Station Casinos’ corporate name will be Red Rock Resorts after IPO
January 21, 2016 - 6:29 pm
Nevada gaming regulators signed off Thursday on plans for Station Casinos to become a public company under a new name — Red Rock Resorts — which will be traded on the Nasdaq.
Company officials told the Gaming Control Board in a special hearing in Las Vegas that Red Rock Resorts would be a holding company. Regulators were told the public company structure, while unique to the casino industry, has been successfully used by other industries.
Station Casinos President Richard Haskins said Red Rock Resorts was just the corporate name and how the company will be addressed going forward. Station Casinos, which includes 19 large and small casinos throughout the Las Vegas Valley and Indian casinos in Northern California and Michigan, is the operating company under Red Rock Resorts.
"We are not changing the Station name or brand name and we're not changing our marketing or branding," Haskins said. "Our properties' names won't change. It's business as usual going forward."
A timetable for the stock sale was not disclosed. Station Casinos provided gaming regulators with confidential information on the initial public offering, including how much the company hopes to raise. During questioning, Station Casino Chief Financial Officer Marc Falcone said the company is still awaiting Securities and Exchange Commission approval for the stock sale.
Falcone said ongoing stock market conditions — the Dow has declined more than 11 percent since Jan. 1 — also plays a role in the timing. The company hinted that it would like to launch the IPO before it announces fourth-quarter earnings next month.
Timing key
Falcone told gaming regulators timing was the primary reason it asked the Control Board for a special hearing. The Nevada Gaming Commission signed off on the Control Board recommendation immediately after the 90-minute hearing.
The company was publicly traded before 2008, when private equity ownership took over Station Casinos. A year later, Station Casinos filed for Chapter 11 bankruptcy reorganization and emerged in June 2011 with a new ownership structure, having trimmed $4 billion of debt.
Currently, Station Casinos Chairman and CEO Frank Fertitta III and Lorenzo Fertitta control 57 percent of Station Casinos and their wholly owned operating company is paid a management fee.

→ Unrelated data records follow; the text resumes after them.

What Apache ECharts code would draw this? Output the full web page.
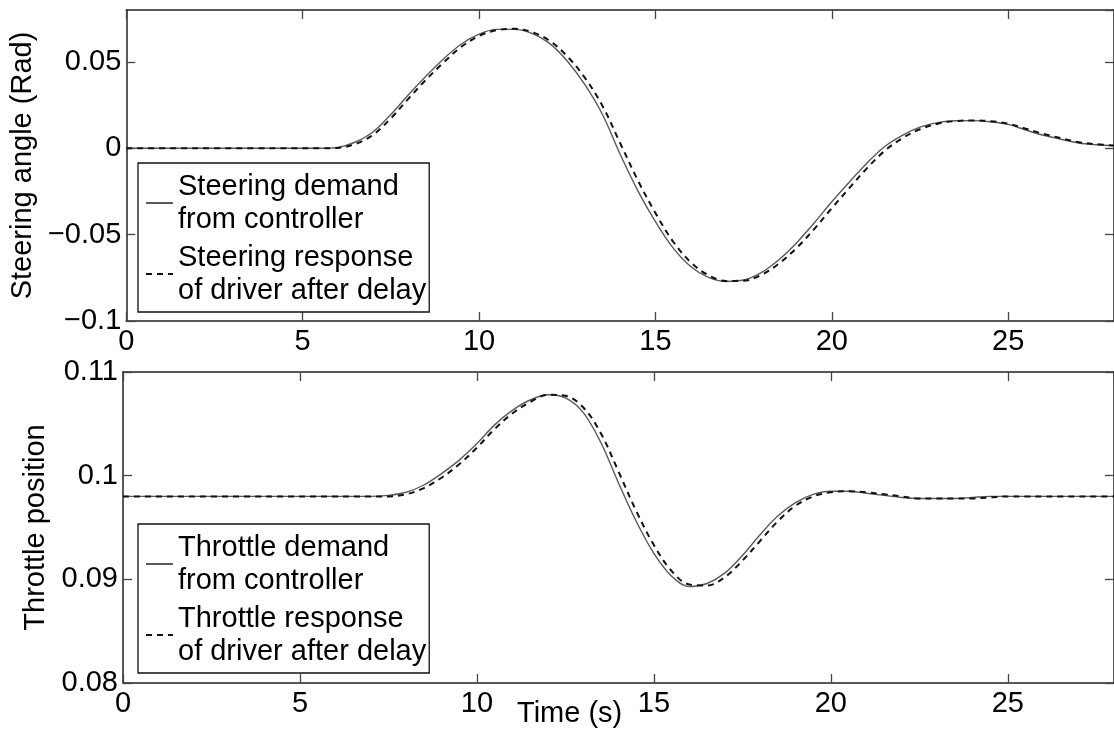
<!DOCTYPE html>
<html>
<head>
<meta charset="utf-8">
<script src="https://cdn.jsdelivr.net/npm/echarts@6/dist/echarts.min.js"></script>
<style>
html,body{margin:0;padding:0;background:#fff;}
#chart{width:1114px;height:738px;}
</style>
</head>
<body>
<div id="chart"></div>
<script>
// ---- data ----
const timeS = [0,5,5.5,6,6.5,7,7.5,8,8.5,9,9.5,10,10.5,11,11.5,12,12.5,13,13.5,14,14.5,15,15.5,16,16.5,17,17.5,18,18.5,19,19.5,20,20.5,21,21.5,22,22.5,23,23.5,24,24.5,25,25.5,26,26.5,27,27.5,28];

const steerDemand = [0,0,0,0.0005,0.0036,0.0095,0.0195,0.031,0.0418,0.0518,0.0603,0.066,0.0688,0.0688,0.0665,0.0607,0.0505,0.0368,0.0195,-0.0035,-0.0245,-0.0425,-0.0577,-0.0685,-0.0748,-0.0771,-0.0763,-0.072,-0.0645,-0.0548,-0.0433,-0.031,-0.0195,-0.0085,0.001,0.0075,0.0122,0.0148,0.0159,0.016,0.0153,0.0138,0.0105,0.0075,0.0052,0.003,0.002,0.0015];

const steerResponse = [0,0,0,0.0002,0.0025,0.0078,0.0173,0.0287,0.0397,0.0497,0.0587,0.065,0.0684,0.0691,0.0672,0.0622,0.0532,0.0408,0.0245,0.003,-0.0185,-0.0375,-0.054,-0.066,-0.0735,-0.0768,-0.0767,-0.0733,-0.0668,-0.0578,-0.0468,-0.0347,-0.023,-0.0115,-0.0015,0.0058,0.011,0.0142,0.0157,0.0161,0.0156,0.0142,0.0113,0.0083,0.0058,0.0035,0.0023,0.0016];

const throttleDemand = [0.098,0.098,0.098,0.098,0.098,0.098,0.0981,0.0984,0.0991,0.1002,0.1015,0.1031,0.1049,0.1063,0.1073,0.1078,0.1075,0.1061,0.1032,0.0993,0.0956,0.0925,0.0903,0.0893,0.0896,0.0906,0.0923,0.0943,0.0961,0.0974,0.0982,0.0985,0.0985,0.0983,0.0981,0.0979,0.0978,0.0978,0.0978,0.0979,0.098,0.098,0.098,0.098,0.098,0.098,0.098,0.098];

const throttleResponse = [0.098,0.098,0.098,0.098,0.098,0.098,0.098,0.0982,0.0988,0.0998,0.1011,0.1027,0.1045,0.106,0.1071,0.1078,0.1077,0.1066,0.1041,0.1004,0.0966,0.0933,0.0908,0.0895,0.0894,0.0902,0.0918,0.0937,0.0956,0.0971,0.098,0.0984,0.0985,0.0984,0.0982,0.098,0.0978,0.0978,0.0978,0.0978,0.0979,0.098,0.098,0.098,0.098,0.098,0.098,0.098];

const seriesNames = [
  'Steering demand\nfrom controller',
  'Steering response\nof driver after delay',
  'Throttle demand\nfrom controller',
  'Throttle response\nof driver after delay'
];
const yAxisTitles = ['Steering angle (Rad)', 'Throttle position'];
const xAxisTitle = 'Time (s)';
const xRange = [0, 28, 5];
const steerRange = [-0.1, 0.08, 0.05];
const throttleRange = [0.08, 0.11, 0.01];

// ---- chart ----
const FONT = '"Liberation Sans", Arial, Helvetica, sans-serif';
const FS = 29;
const AXC = '#222';
const zip = (xs, ys) => xs.map((x, i) => [x, ys[i]]);
const fmt = v => String(Math.round(v * 1000) / 1000).replace('-', '\u2212');

function xAx(grid, pos, labels) {
  return {
    type: 'value', gridIndex: grid, position: pos,
    min: xRange[0], max: xRange[1], interval: xRange[2],
    axisLine: {show: true, onZero: false, lineStyle: {color: AXC, width: 1.5}},
    axisTick: {show: true, inside: true, length: 9, lineStyle: {color: '#444', width: 1.3}},
    axisLabel: {show: labels, showMaxLabel: false, margin: 6, color: '#000', fontSize: FS, fontFamily: FONT},
    splitLine: {show: false}
  };
}
function yAx(grid, pos, range, labels, name, gap) {
  return {
    type: 'value', gridIndex: grid, position: pos,
    min: range[0], max: range[1], interval: range[2],
    name: labels ? name : '', nameLocation: 'middle', nameGap: gap,
    nameTextStyle: {color: '#000', fontSize: FS, fontFamily: FONT},
    axisLine: {show: true, onZero: false, lineStyle: {color: AXC, width: 1.5}},
    axisTick: {show: true, inside: true, length: 9, lineStyle: {color: '#444', width: 1.3}},
    axisLabel: {show: labels, showMaxLabel: range[1] === 0.11, margin: 5, color: '#000', fontSize: FS, fontFamily: FONT, formatter: fmt},
    splitLine: {show: false}
  };
}

const solidStyle = {color: '#5a5a5a', width: 1.4, type: 'solid'};
const dashStyle = {color: '#111', width: 2, type: [6, 5]};

function line(name, xi, data, style) {
  return {
    name: name, type: 'line', xAxisIndex: xi, yAxisIndex: xi,
    data: data, showSymbol: false, symbol: 'none', smooth: 0.35,
    lineStyle: style, itemStyle: {color: style.color}, silent: true, animation: false
  };
}

function legend(names, top) {
  return {
    orient: 'vertical', left: 138, top: top,
    data: names,
    padding: [7, 3, 5, 7], itemGap: 5,
    itemWidth: 27, itemHeight: 14,
    itemStyle: {opacity: 0},
    borderColor: '#111', borderWidth: 1.3, backgroundColor: '#fff',
    textStyle: {color: '#000', fontSize: FS, fontFamily: FONT, lineHeight: 33},
    selectedMode: false
  };
}

const chart = echarts.init(document.getElementById('chart'), null, {renderer: 'canvas'});
chart.setOption({
  backgroundColor: '#fff',
  animation: false,
  title: {text: xAxisTitle, left: 517, top: 699, padding: 0,
    textStyle: {color: '#000', fontSize: FS, fontWeight: 'normal', fontFamily: FONT}},
  grid: [
    {left: 123, top: 10, width: 992, height: 311},
    {left: 123, top: 372, width: 992, height: 311}
  ],
  xAxis: [
    xAx(0, 'bottom', true), xAx(1, 'bottom', true),
    xAx(0, 'top', false), xAx(1, 'top', false)
  ],
  yAxis: [
    yAx(0, 'left', steerRange, true, yAxisTitles[0], 78),
    yAx(1, 'left', throttleRange, true, yAxisTitles[1], 66),
    yAx(0, 'right', steerRange, false, '', 0),
    yAx(1, 'right', throttleRange, false, '', 0)
  ],
  legend: [
    legend([seriesNames[0], seriesNames[1]], 163),
    legend([seriesNames[2], seriesNames[3]], 524)
  ],
  series: [
    line(seriesNames[0], 0, zip(timeS, steerDemand), solidStyle),
    line(seriesNames[1], 0, zip(timeS, steerResponse), dashStyle),
    line(seriesNames[2], 1, zip(timeS, throttleDemand), solidStyle),
    line(seriesNames[3], 1, zip(timeS, throttleResponse), dashStyle)
  ]
});
</script>
</body>
</html>
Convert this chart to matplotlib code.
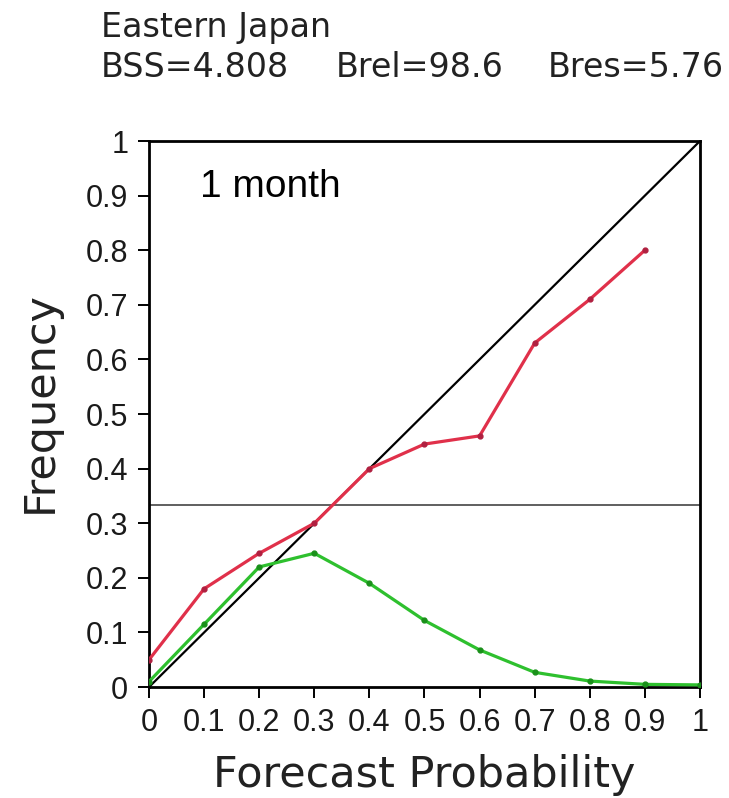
import numpy as np
import matplotlib
matplotlib.use("Agg")
import matplotlib.pyplot as plt

# reliability diagram, Eastern Japan, 1 month lead
prob = [0.0, 0.1, 0.2, 0.3, 0.4, 0.5, 0.6, 0.7, 0.8, 0.9]
obs_freq = [0.05, 0.18, 0.245, 0.30, 0.40, 0.445, 0.46, 0.63, 0.71, 0.80]
prob_g = [0.0, 0.1, 0.2, 0.3, 0.4, 0.5, 0.6, 0.7, 0.8, 0.9, 1.0]
fcst_freq = [0.01, 0.115, 0.22, 0.245, 0.19, 0.122, 0.068, 0.027, 0.011, 0.005, 0.004]
clim = 1.0 / 3.0

ticks = [0, 0.1, 0.2, 0.3, 0.4, 0.5, 0.6, 0.7, 0.8, 0.9, 1]
ticklabels = ["0", "0.1", "0.2", "0.3", "0.4", "0.5", "0.6", "0.7", "0.8", "0.9", "1"]

fig = plt.figure(figsize=(7.29, 7.98), dpi=100)
ax = fig.add_axes([0.2044, 0.139, 0.7558, 0.6843])

ax.plot([0, 1], [0, 1], color="black", lw=1.6, zorder=2)
ax.axhline(clim, color="#444444", lw=1.2, zorder=1)
ax.plot(prob, obs_freq, color="#e0304a", lw=2.3, marker="o", ms=3.5,
        mfc="#b02040", mec="#b02040", zorder=3)
ax.plot(prob_g, fcst_freq, color="#2ec02e", lw=2.3, marker="o", ms=3.5,
        mfc="#1a901a", mec="#1a901a", zorder=3)

ax.set_xlim(0, 1)
ax.set_ylim(0, 1)
ax.set_xticks(ticks)
ax.set_xticklabels(ticklabels, family="Liberation Sans")
ax.set_yticks(ticks)
ax.set_yticklabels(ticklabels, family="Liberation Sans")
ax.tick_params(direction="out", length=8, width=1.4, labelsize=22, pad=7,
               labelcolor="#1a1a1a")
for s in ax.spines.values():
    s.set_linewidth(2)

ax.set_xlabel("Forecast Probability", fontsize=31, color="#222222")
ax.xaxis.set_label_coords(0.5, -0.122)
ax.set_ylabel("Frequency", fontsize=31, color="#222222")
ax.yaxis.set_label_coords(-0.16, 0.522)

ax.text(0.093, 0.897, "1 month", fontsize=28, family="Liberation Sans")

fig.text(101 / 729, 1 - 37 / 798, "Eastern Japan", fontsize=24, color="#222222")
fig.text(101 / 729, 1 - 77 / 798, "BSS=4.808", fontsize=24, color="#222222")
fig.text(336 / 729, 1 - 77 / 798, "Brel=98.6", fontsize=24, color="#222222")
fig.text(548 / 729, 1 - 77 / 798, "Bres=5.76", fontsize=24, color="#222222")

fig.savefig("out.png", dpi=100)
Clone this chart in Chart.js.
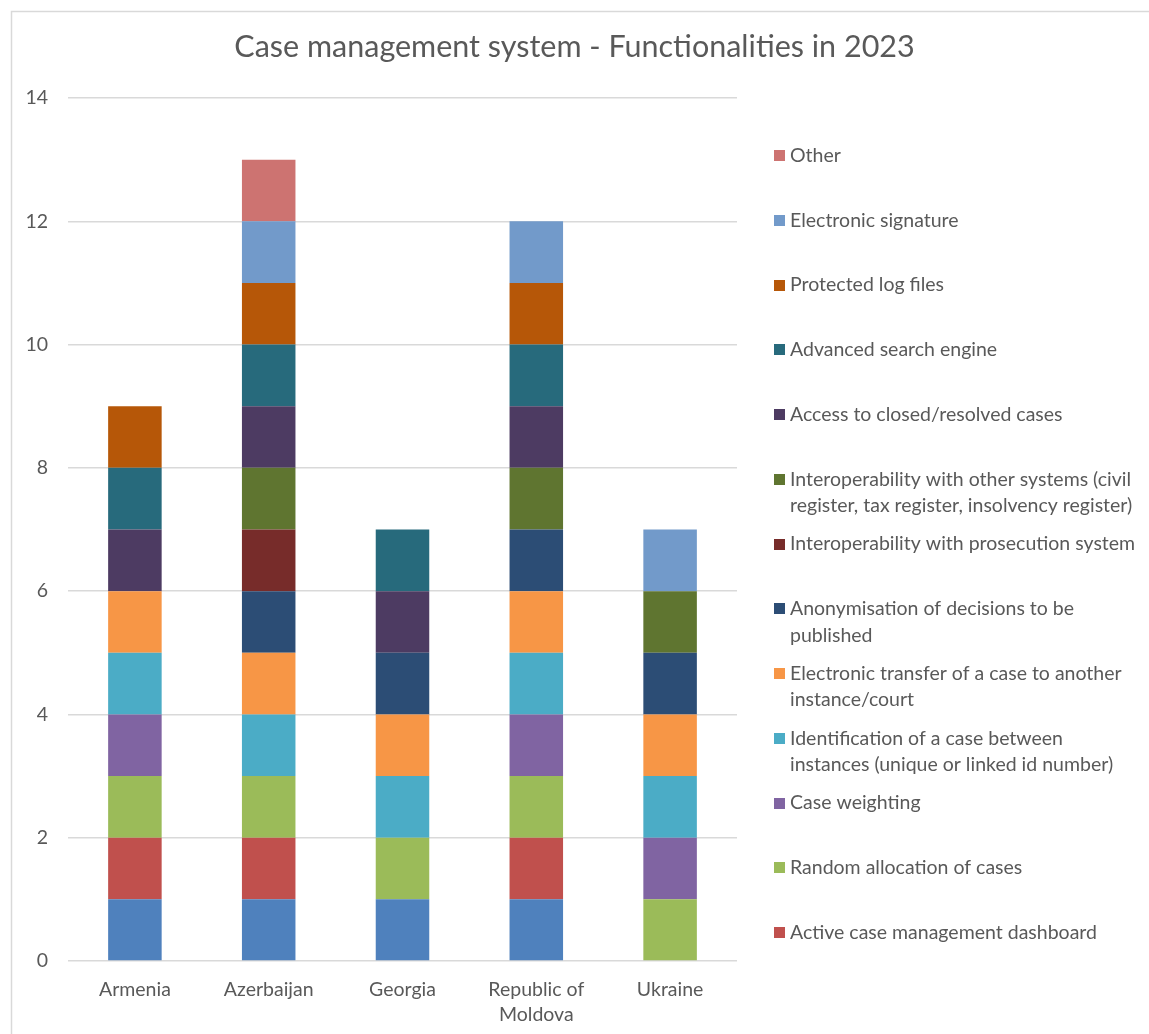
<!DOCTYPE html>
<html><head><meta charset="utf-8">
<script src="https://cdn.jsdelivr.net/npm/chart.js@4.4.1/dist/chart.umd.min.js"></script>
<style>
  html,body{margin:0;padding:0;background:#fff}
  #wrap{position:relative;width:1149px;height:1034px}
</style>
</head><body>
<div id="wrap"><canvas id="chart" width="1149" height="1034"></canvas></div>
<script>
// Countries on the category axis
const countries = ['Armenia', 'Azerbaijan', 'Georgia', ['Republic of', 'Moldova'], 'Ukraine'];

// Functionalities, stacked from the bottom up (legend line breaks kept as arrays)
const functionalities = [
  ['Case registration'],
  ['Active case management dashboard'],
  ['Random allocation of cases'],
  ['Case weighting'],
  ['Identification of a case between', 'instances (unique or linked id number)'],
  ['Electronic transfer of a case to another', 'instance/court'],
  ['Anonymisation of decisions to be', 'published'],
  ['Interoperability with prosecution system'],
  ['Interoperability with other systems (civil', 'register, tax register, insolvency register)'],
  ['Access to closed/resolved cases'],
  ['Advanced search engine'],
  ['Protected log files'],
  ['Electronic signature'],
  ['Other']
];

// 1 = functionality available in the country (Armenia, Azerbaijan, Georgia, Moldova, Ukraine)
const caseRegistration     = [1, 1, 1, 1, 0];
const activeDashboard      = [1, 1, 0, 1, 0];
const randomAllocation     = [1, 1, 1, 1, 1];
const caseWeighting        = [1, 0, 0, 1, 1];
const caseIdentification   = [1, 1, 1, 1, 1];
const electronicTransfer   = [1, 1, 1, 1, 1];
const anonymisation        = [0, 1, 1, 1, 1];
const prosecutionInterop   = [0, 1, 0, 0, 0];
const otherSystemsInterop  = [0, 1, 0, 1, 1];
const closedCasesAccess    = [1, 1, 1, 1, 0];
const advancedSearch       = [1, 1, 1, 1, 0];
const protectedLogs        = [1, 1, 0, 1, 0];
const electronicSignature  = [0, 1, 0, 1, 1];
const otherFunctionality   = [0, 1, 0, 0, 0];

const seriesValues = [
  caseRegistration, activeDashboard, randomAllocation, caseWeighting,
  caseIdentification, electronicTransfer, anonymisation, prosecutionInterop,
  otherSystemsInterop, closedCasesAccess, advancedSearch, protectedLogs,
  electronicSignature, otherFunctionality
];

const seriesColors = [
  '#4F81BD', '#C0504D', '#9BBB59', '#8064A2', '#4BACC6', '#F79646', '#2C4D75',
  '#772C2A', '#5F7530', '#4D3B62', '#276A7C', '#B65708', '#729ACA', '#CD7371'
];

const yTicks = { min: 0, max: 14, step: 2 };

const FONT = 'Lato';
const TEXT = '#595959';
const GRID = '#d9d9d9';

// Outer frame and white background
const framePlugin = {
  id: 'frame',
  beforeDraw(chart) {
    const ctx = chart.ctx;
    ctx.save();
    ctx.fillStyle = '#fff';
    ctx.fillRect(0, 0, chart.width, chart.height);
    ctx.strokeStyle = GRID;
    ctx.lineWidth = 1.5;
    ctx.beginPath();
    ctx.moveTo(11.5, chart.height);
    ctx.lineTo(11.5, 11.5);
    ctx.lineTo(chart.width, 11.5);
    ctx.stroke();
    ctx.restore();
  }
};

// Legend on the right: top entry first, evenly spaced rows, wrapped labels
const sideLegend = {
  id: 'sideLegend',
  afterDraw(chart, args, opts) {
    const ctx = chart.ctx;
    ctx.save();
    ctx.font = opts.fontSize + 'px ' + opts.fontFamily;
    ctx.textBaseline = 'middle';
    ctx.textAlign = 'left';
    const sets = chart.data.datasets;
    let row = 0;
    for (let i = sets.length - 1; i >= opts.firstShown; i--, row++) {
      const ds = sets[i];
      const y = opts.top + row * opts.rowStep;
      ctx.fillStyle = ds.backgroundColor;
      ctx.fillRect(opts.boxX, Math.round(y - opts.box / 2), opts.box, opts.box);
      ctx.fillStyle = opts.color;
      ds.legendLines.forEach((line, j) => {
        ctx.fillText(line, opts.textX, y + j * opts.lineStep);
      });
    }
    ctx.restore();
  }
};

const datasets = seriesValues.map((vals, i) => ({
  label: functionalities[i].join(' '),
  legendLines: functionalities[i],
  data: vals,
  backgroundColor: seriesColors[i],
  borderWidth: 0,
  categoryPercentage: 1,
  barPercentage: 0.4
}));

new Chart(document.getElementById('chart'), {
  type: 'bar',
  data: { labels: countries, datasets },
  plugins: [framePlugin, sideLegend],
  options: {
    responsive: false,
    animation: false,
    layout: { padding: 0 },
    plugins: {
      legend: { display: false },
      title: {
        display: true,
        text: 'Case management system - Functionalities in 2023',
        color: TEXT,
        font: { family: FONT, size: 30.5, weight: 'normal', lineHeight: 1.2 },
        padding: { top: 28.7, bottom: 32.7 }
      },
      sideLegend: {
        firstShown: 1,
        top: 155.5,
        rowStep: 64.75,
        lineStep: 26.5,
        box: 11,
        boxX: 774,
        textX: 790,
        fontSize: 19.5,
        fontFamily: FONT,
        color: TEXT
      },
      tooltip: { enabled: true }
    },
    scales: {
      x: {
        stacked: true,
        grid: { display: false, drawTicks: false },
        border: { display: false },
        ticks: {
          color: TEXT,
          padding: 16,
          font: { family: FONT, size: 19.5, lineHeight: 1.3 },
          maxRotation: 0,
          autoSkip: false
        },
        afterFit(scale) { scale.height = 73; }
      },
      y: {
        stacked: true,
        min: yTicks.min,
        max: yTicks.max,
        grid: { color: GRID, lineWidth: 1.5, drawTicks: false },
        border: { display: false },
        ticks: {
          stepSize: yTicks.step,
          color: TEXT,
          padding: 20,
          font: { family: FONT, size: 19.5 }
        },
        afterFit(scale) { scale.width = 68; }
      },
      // empty right-hand band reserved for the legend column
      legendBand: {
        type: 'linear',
        position: 'right',
        grid: { display: false, drawTicks: false },
        border: { display: false },
        ticks: { display: false },
        afterFit(scale) { scale.width = 412; }
      }
    }
  }
});
</script>
</body></html>
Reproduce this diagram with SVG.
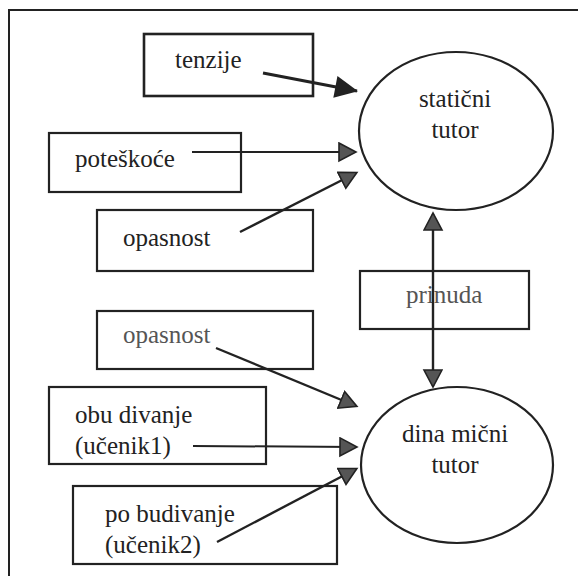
<svg xmlns="http://www.w3.org/2000/svg" width="578" height="576" viewBox="0 0 578 576">
<defs>
<style>
.box{fill:#fff;stroke:#222;stroke-width:2.2}
.ell{fill:#fff;stroke:#222;stroke-width:2.2}
.t{font-family:"Liberation Serif",serif;font-size:25px;fill:#222}
.g{fill:#555}
.c{text-anchor:middle}
.ln{fill:none;stroke:#222;stroke-width:2.4}
</style>
<marker id="ag" markerUnits="userSpaceOnUse" markerWidth="20" markerHeight="22" refX="17" refY="10" orient="auto" viewBox="0 0 20 22">
<path d="M1,1 L18,10 L1,19 Z" fill="#555" stroke="#222" stroke-width="1.6" stroke-linejoin="miter"/>
</marker>
<marker id="ab" markerUnits="userSpaceOnUse" markerWidth="26" markerHeight="26" refX="23" refY="12" orient="auto" viewBox="0 0 26 26">
<path d="M1,1 L24,12 L1,23 Z" fill="#222"/>
</marker>
</defs>
<rect width="578" height="576" fill="#fff"/>
<path d="M9,576 V10 H578" fill="none" stroke="#222" stroke-width="2"/>

<g id="statični">
<ellipse class="ell" cx="456" cy="131" rx="97" ry="79"/>
<text class="t c" x="455" y="107">statični</text>
<text class="t c" x="455" y="138">tutor</text>
</g>
<g id="dinamični">
<ellipse class="ell" cx="457" cy="465" rx="96" ry="78"/>
<text class="t c" x="455" y="442">dina mični</text>
<text class="t c" x="455" y="473">tutor</text>
</g>
<g id="tenzije">
<rect class="box" x="144" y="34" width="169" height="62" style="stroke-width:2.6"/>
<text class="t" x="175" y="68">tenzije</text>
</g>
<g id="poteskoce">
<rect class="box" x="49" y="133" width="192" height="59"/>
<text class="t" x="75" y="167">poteškoće</text>
</g>
<g id="opasnost1">
<rect class="box" x="97" y="210" width="216" height="61"/>
<text class="t" x="123" y="246">opasnost</text>
</g>
<g id="prinuda">
<rect class="box" x="360" y="271" width="169" height="58"/>
<text class="t g" x="406" y="303">prinuda</text>
</g>
<g id="opasnost2">
<rect class="box" x="97" y="311" width="216" height="58"/>
<text class="t g" x="123" y="343">opasnost</text>
</g>
<g id="obudivanje">
<rect class="box" x="49" y="387" width="217" height="77"/>
<text class="t" x="75" y="423">obu divanje</text>
<text class="t" x="75" y="454">(učenik1)</text>
</g>
<g id="pobudivanje">
<rect class="box" x="73" y="486" width="264" height="78"/>
<text class="t" x="105" y="522">po budivanje</text>
<text class="t" x="105" y="553">(učenik2)</text>
</g>

<g id="connectors">
<line class="ln" x1="263" y1="73" x2="357" y2="91" style="stroke-width:3.2" marker-end="url(#ab)"/>
<line class="ln" x1="192" y1="152" x2="355" y2="152" style="stroke-width:1.8" marker-end="url(#ag)"/>
<line class="ln" x1="240" y1="232" x2="356" y2="173" marker-end="url(#ag)"/>
<line class="ln" x1="433" y1="290" x2="433" y2="214" marker-end="url(#ag)"/>
<line class="ln" x1="433" y1="290" x2="433" y2="386" marker-end="url(#ag)"/>
<line class="ln" x1="216" y1="348" x2="356" y2="406" marker-end="url(#ag)"/>
<line class="ln" x1="193" y1="446" x2="356" y2="447" style="stroke-width:2" marker-end="url(#ag)"/>
<line class="ln" x1="217" y1="542" x2="356" y2="469" marker-end="url(#ag)"/>
</g>
</svg>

That was the structure required by bankruptcy reorganization. Following the IPO, Fertitta Entertainment will be bought out for $460 million. The Fertitta brothers did not attend the Control Board hearing.
Falcone said Red Rock Resorts will no longer pay management fees with the outside operating company being eliminated. However, the management and operations of the company will not change.
Germany-based Deutsche Bank owns 25 percent of Station Casinos. The bankruptcy reorganization gave the bank an option to place Station Casinos into an IPO in June 2016, the five-year anniversary of the restructuring.
Following completion of the IPO, the Fertitta family will own 43 percent of Red Rock Resorts. Deutsche Bank's ownership will drop to 16 percent.
Deutsche Bank sparks discussion
However, Deutsche Bank became a topic of discussion at the hearing. Culinary Workers Local 226, which has unsuccessfully tried to organize Station Casinos nongaming workers for more than a decade, has made an issue of Deutsche Bank's involvement in the company after the bank paid a $2.5 billion fine last year in Germany for violations of the London Interbank Offered Rate (LIBOR).
Several busloads of Station Casinos employees packed the Control Board hearing room at the Sawyer Building, calling for state gaming agents to monitor the area. The hearing room's small capacity kept many of the employees outside of the meeting.
Culinary members addressed the Control Board during the public comment session about concerns with Deutsche Bank and asked that the investor be called forward for licensing.
"The bank's regulatory troubles include a record fine ... and a subsidiary's plea to U.S. criminal wire fraud for rigging global interest rates," said Culinary spokeswoman Maya Holmes.
Attorney Mark Clayton, representing Deutsche Bank's U.S. subsidiary, German America Capital Corp., which controls the Station Casinos ownership stake, said the division had no role in the LIBOR issues.
During the hearing, Station Casinos executives testified that Deutsche Bank does not have any voting control over the company's operation and acts as an institutional investor. In the new structure, the bank will have 3.4 percent voting rights as a regular stockholder in Red Rock Resorts.
Control Board member Terry Johnson said the Station Casinos plan "was a lot of information to digest" but he didn't have a concern with the structure involving Deutsche Bank.
"There is no reason for concern," he said. "The application meets our standards."
Since coming out of bankruptcy, Station Casinos has seen 18 percent revenue growth and cash flow increases of 50 percent since June 2011. The company has also reduced debt by $400 million and has invested $350 million into renovations and improvements at its Southern Nevada resorts.
Station Casinos has $2.1 billion in long term debt, low by casino industry standards.
"There is only one company with a better (debt to cash flow) leverage than us," Falcone said.
Station Casinos announced plans go public in October and told gaming regulators Thursday it was a successful operation during its years in the public markets.
"We're trying to provide maximum flexibility and being a public company allows us to do that," Haskins said.